The Strategic Takeaway
The most important thing to keep in mind this morning is that the market is trying to reprice two big stories at once. On one side sits a friendlier Fed that has now delivered three cuts and clearly wants to avoid choking off growth. On the other side sits an AI trade that has generated spectacular returns and is now experiencing the first serious test of investor conviction after a major player signaled that the road to monetizing massive AI capex will not be straight.
For tactical traders, that means today’s open is less about whether indices finish green or red and more about how the underlying relationships behave. If Oracle’s slide remains relatively contained while names like Ciena, Broadcom, and other infrastructure beneficiaries hold up, the market can tell itself that this is a company specific reset. If, however, selling broadens into the mega cap AI leaders and leaks into consumer bellwethers ahead of earnings, it would support the view that the AI and rate cut narratives have become too stretched.
In short, watch how the market trades around AI, not just where the indices close. That is where the real information is hiding.
Upcoming Session Outlook with Directional Bias
Heading into the U.S. cash open, the weight of the evidence points to a cautious, tech heavy pullback rather than outright panic. Futures are lower across the board, with the Nasdaq underperforming as Oracle’s disappointment spills over into other AI themed stocks, yet broader macro indicators such as a softer dollar, contained gold prices, and oil trading near recent averages suggest that investors are not racing for the exits across all asset classes. The Fed’s rate cut and the still positive performance of major indices on Wednesday continue to provide a fundamental cushion, especially if today’s jobless claims and trade numbers land in line with expectations.
At the same time, the concentration of downside in a single theme highlights how crowded the AI trade has become. Markets are likely to probe how much pain investors are willing to tolerate in names that have delivered triple digit gains this year. The intraday tone around Oracle, Ciena, Broadcom, and the mega cap AI leaders will give an early read on whether dip buyers are still confident enough to step in quickly.
Putting it all together, the expected tone at the open is risk off but not disorderly. Directional bias: Slightly Bearish.

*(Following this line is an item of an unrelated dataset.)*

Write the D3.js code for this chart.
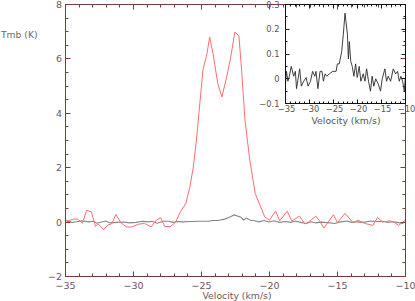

Disclaimer: This article is for informational purposes only and does not constitute financial, investment, or legal advice. The information provided is a synthesis of publicly available data and expert analysis and should not be considered a recommendation to buy or sell any security. Investing in the stock market involves risk, including the possible loss of principal. Past performance is not indicative of future results. Readers should consult with a qualified financial advisor to determine an investment strategy that is suitable for their own personal financial situation and risk tolerance.